--- Request ---
Gather every line from the entries below that includes "this".
BEGIN Data shown
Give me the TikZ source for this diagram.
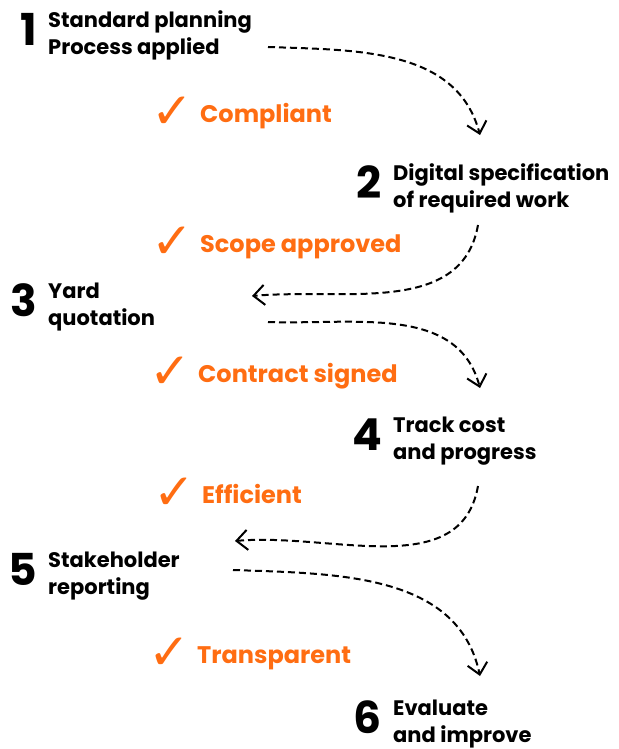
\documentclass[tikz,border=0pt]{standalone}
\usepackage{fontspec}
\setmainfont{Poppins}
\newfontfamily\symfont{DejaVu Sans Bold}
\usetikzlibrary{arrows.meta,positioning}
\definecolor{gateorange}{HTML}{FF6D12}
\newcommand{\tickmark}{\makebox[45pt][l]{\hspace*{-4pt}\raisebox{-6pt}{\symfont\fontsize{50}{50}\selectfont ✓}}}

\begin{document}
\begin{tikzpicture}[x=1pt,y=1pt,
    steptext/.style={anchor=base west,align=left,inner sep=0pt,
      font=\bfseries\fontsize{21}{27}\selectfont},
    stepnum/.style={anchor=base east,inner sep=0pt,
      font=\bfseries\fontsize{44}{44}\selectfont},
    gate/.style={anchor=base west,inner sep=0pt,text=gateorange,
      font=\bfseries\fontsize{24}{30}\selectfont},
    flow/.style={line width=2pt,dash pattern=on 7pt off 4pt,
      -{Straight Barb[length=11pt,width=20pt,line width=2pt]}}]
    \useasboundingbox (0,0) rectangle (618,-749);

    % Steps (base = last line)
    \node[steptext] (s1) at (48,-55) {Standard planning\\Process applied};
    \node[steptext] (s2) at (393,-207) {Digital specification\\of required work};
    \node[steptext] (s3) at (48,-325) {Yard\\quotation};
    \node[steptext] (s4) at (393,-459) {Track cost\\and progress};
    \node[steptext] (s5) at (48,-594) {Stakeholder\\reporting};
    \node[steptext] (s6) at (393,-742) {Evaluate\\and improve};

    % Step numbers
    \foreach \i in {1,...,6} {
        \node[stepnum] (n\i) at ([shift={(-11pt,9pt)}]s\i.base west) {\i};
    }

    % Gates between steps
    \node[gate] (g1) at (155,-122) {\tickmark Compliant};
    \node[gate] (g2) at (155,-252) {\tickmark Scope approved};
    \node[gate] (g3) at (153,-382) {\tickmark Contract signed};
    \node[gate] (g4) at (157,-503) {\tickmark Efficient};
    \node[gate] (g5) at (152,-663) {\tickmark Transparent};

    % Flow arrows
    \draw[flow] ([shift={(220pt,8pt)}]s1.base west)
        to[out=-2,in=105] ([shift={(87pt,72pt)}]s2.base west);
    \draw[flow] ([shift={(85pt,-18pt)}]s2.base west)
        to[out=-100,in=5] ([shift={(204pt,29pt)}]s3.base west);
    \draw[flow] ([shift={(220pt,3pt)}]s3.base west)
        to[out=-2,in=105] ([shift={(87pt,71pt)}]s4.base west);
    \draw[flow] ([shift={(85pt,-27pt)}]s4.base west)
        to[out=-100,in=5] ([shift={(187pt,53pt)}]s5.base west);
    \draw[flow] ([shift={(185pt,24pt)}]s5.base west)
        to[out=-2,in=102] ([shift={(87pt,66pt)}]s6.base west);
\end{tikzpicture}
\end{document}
END Data shown
BEGIN Data shown
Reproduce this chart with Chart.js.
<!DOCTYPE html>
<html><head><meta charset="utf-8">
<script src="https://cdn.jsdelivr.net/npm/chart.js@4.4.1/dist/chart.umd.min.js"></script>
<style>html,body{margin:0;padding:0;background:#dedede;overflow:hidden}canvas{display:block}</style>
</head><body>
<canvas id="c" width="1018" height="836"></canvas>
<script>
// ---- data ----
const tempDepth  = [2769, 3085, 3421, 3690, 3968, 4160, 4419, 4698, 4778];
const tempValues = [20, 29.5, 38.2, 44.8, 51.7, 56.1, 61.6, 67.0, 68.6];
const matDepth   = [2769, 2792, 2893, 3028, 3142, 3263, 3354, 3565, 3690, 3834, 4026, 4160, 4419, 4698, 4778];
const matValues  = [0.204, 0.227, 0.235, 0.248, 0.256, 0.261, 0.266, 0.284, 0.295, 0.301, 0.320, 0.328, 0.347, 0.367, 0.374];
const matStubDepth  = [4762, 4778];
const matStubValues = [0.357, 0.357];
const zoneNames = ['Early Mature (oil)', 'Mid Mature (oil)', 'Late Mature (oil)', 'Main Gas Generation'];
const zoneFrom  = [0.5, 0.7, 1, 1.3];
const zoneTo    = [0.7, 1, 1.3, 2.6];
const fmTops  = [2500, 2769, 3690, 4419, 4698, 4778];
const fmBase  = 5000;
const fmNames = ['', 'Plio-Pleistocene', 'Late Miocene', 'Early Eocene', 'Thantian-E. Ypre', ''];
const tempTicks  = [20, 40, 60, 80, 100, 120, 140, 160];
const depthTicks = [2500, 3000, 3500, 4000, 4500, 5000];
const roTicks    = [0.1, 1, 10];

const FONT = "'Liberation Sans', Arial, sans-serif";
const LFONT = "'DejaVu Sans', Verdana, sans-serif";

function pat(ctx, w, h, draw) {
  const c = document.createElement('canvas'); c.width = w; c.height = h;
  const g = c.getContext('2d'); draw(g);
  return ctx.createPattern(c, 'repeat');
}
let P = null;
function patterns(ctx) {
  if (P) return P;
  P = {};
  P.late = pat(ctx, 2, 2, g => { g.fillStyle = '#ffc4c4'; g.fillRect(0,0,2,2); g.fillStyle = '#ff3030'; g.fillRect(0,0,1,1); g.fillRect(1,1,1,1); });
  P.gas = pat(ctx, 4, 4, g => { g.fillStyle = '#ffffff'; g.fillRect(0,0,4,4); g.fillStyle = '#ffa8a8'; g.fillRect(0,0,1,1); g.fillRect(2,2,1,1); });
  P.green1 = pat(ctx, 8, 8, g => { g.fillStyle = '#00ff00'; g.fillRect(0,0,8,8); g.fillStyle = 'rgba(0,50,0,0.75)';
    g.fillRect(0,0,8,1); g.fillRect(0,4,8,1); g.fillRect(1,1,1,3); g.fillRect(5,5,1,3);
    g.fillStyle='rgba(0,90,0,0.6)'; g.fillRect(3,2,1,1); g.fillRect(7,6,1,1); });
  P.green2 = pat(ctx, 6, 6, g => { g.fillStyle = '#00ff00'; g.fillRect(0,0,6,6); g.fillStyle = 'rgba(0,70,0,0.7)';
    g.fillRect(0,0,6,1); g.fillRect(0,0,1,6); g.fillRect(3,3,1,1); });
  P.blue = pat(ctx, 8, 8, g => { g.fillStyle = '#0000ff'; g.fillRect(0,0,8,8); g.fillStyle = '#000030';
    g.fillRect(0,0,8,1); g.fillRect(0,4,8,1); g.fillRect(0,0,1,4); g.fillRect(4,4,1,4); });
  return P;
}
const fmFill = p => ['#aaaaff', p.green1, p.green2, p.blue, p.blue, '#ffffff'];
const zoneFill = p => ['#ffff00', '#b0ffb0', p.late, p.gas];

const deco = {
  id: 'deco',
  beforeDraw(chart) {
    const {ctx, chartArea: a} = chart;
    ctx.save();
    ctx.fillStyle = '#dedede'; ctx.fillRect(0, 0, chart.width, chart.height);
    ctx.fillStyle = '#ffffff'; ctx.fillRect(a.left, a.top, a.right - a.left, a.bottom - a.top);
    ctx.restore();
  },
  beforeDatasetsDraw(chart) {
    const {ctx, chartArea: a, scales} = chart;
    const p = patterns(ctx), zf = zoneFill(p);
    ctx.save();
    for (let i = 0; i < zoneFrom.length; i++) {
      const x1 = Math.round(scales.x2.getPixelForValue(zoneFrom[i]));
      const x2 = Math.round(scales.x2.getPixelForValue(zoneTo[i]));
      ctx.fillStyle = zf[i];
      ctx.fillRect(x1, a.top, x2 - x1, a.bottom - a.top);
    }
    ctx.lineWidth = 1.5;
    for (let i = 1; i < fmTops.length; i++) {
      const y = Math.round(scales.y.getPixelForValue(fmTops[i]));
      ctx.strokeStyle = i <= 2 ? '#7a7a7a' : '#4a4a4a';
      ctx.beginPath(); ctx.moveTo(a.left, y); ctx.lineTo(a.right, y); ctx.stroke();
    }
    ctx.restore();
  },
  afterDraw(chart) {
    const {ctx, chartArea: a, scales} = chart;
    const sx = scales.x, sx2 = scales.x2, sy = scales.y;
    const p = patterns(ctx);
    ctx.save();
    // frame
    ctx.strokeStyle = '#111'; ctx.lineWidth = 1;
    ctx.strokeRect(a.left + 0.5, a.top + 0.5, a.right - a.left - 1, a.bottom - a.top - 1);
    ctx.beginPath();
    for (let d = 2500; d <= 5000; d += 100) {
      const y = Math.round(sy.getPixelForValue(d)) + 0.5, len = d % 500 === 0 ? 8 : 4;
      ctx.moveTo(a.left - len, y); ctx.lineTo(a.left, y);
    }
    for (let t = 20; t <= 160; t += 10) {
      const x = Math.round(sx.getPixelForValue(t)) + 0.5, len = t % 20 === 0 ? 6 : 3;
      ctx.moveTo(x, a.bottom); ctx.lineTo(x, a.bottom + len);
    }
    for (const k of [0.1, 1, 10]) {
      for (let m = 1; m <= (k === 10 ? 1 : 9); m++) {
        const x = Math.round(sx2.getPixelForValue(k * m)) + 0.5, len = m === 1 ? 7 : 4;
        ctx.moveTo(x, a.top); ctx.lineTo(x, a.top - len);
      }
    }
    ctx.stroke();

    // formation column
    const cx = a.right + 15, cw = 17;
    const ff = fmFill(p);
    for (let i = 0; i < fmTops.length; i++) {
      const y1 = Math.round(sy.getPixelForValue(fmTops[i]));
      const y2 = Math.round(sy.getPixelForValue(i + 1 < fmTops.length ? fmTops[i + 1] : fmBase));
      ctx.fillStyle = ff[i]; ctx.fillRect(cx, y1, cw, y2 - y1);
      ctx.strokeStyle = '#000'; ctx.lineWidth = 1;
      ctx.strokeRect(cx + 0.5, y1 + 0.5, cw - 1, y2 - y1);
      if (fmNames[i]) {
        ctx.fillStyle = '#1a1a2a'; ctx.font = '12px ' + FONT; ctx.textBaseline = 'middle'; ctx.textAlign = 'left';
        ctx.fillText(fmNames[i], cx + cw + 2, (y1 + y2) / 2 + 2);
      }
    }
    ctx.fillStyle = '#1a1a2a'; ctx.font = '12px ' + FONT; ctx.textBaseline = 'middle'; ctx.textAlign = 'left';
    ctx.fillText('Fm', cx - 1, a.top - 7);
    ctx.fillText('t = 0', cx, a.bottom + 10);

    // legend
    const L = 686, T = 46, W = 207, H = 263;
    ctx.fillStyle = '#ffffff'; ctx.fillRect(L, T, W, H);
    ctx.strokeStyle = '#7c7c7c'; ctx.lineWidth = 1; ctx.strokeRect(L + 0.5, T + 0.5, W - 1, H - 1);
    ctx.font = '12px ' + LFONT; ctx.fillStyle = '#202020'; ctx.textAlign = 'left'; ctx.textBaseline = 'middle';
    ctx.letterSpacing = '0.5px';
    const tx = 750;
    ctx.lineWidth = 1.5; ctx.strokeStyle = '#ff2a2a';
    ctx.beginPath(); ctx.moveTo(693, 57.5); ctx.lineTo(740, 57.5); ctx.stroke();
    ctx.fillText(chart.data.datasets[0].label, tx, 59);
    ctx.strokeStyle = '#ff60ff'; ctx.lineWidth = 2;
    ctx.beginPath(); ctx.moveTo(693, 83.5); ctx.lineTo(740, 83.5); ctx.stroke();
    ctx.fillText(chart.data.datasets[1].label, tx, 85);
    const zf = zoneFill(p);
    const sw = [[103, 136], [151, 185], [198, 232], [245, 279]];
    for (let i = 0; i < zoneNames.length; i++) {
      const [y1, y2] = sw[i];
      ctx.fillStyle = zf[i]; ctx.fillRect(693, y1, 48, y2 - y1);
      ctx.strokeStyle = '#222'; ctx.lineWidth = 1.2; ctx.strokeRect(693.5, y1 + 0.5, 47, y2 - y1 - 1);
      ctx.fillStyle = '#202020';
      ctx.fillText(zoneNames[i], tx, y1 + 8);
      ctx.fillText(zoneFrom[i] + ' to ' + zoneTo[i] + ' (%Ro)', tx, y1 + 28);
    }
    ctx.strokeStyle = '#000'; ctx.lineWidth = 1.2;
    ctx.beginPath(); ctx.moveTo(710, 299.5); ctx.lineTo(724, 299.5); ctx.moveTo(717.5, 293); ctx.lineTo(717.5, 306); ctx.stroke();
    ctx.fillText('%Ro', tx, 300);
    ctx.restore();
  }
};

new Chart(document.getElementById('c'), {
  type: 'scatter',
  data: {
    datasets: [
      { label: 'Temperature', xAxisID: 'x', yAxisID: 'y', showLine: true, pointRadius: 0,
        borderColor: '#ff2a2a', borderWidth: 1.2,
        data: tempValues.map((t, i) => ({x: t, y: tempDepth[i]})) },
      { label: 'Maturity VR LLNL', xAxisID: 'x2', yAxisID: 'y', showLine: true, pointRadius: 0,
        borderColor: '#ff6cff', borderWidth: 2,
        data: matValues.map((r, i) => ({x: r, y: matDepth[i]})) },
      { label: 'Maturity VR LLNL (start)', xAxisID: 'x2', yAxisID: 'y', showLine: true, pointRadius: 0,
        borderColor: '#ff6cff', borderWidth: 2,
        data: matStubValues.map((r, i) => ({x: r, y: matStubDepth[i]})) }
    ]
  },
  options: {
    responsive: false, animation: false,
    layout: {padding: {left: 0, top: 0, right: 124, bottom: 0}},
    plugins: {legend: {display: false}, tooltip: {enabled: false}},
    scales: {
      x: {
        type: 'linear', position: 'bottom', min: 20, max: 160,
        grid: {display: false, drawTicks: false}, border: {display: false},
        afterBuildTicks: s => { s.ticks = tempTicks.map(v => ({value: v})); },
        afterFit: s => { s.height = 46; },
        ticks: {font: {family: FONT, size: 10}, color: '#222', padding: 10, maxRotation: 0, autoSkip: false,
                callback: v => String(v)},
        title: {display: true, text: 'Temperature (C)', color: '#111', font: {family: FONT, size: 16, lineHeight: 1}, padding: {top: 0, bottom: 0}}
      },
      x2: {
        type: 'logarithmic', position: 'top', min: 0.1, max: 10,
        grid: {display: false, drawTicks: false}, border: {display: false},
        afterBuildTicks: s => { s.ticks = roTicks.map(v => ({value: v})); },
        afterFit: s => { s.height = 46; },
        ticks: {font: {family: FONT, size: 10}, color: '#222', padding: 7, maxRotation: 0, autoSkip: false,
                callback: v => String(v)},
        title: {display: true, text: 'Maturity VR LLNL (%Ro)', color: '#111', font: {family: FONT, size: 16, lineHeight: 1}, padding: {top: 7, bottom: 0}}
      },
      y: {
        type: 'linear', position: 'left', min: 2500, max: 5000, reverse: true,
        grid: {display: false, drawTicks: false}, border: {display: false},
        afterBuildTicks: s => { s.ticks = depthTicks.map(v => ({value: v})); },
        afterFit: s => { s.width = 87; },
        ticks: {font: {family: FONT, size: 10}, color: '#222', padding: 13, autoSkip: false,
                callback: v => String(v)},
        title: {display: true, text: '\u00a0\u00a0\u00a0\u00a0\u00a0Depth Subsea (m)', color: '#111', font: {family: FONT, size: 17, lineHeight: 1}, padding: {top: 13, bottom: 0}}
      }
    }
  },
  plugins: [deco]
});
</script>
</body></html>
END Data shown
--- Task output ---
Give me the TikZ source for this diagram.
Reproduce this chart with Chart.js.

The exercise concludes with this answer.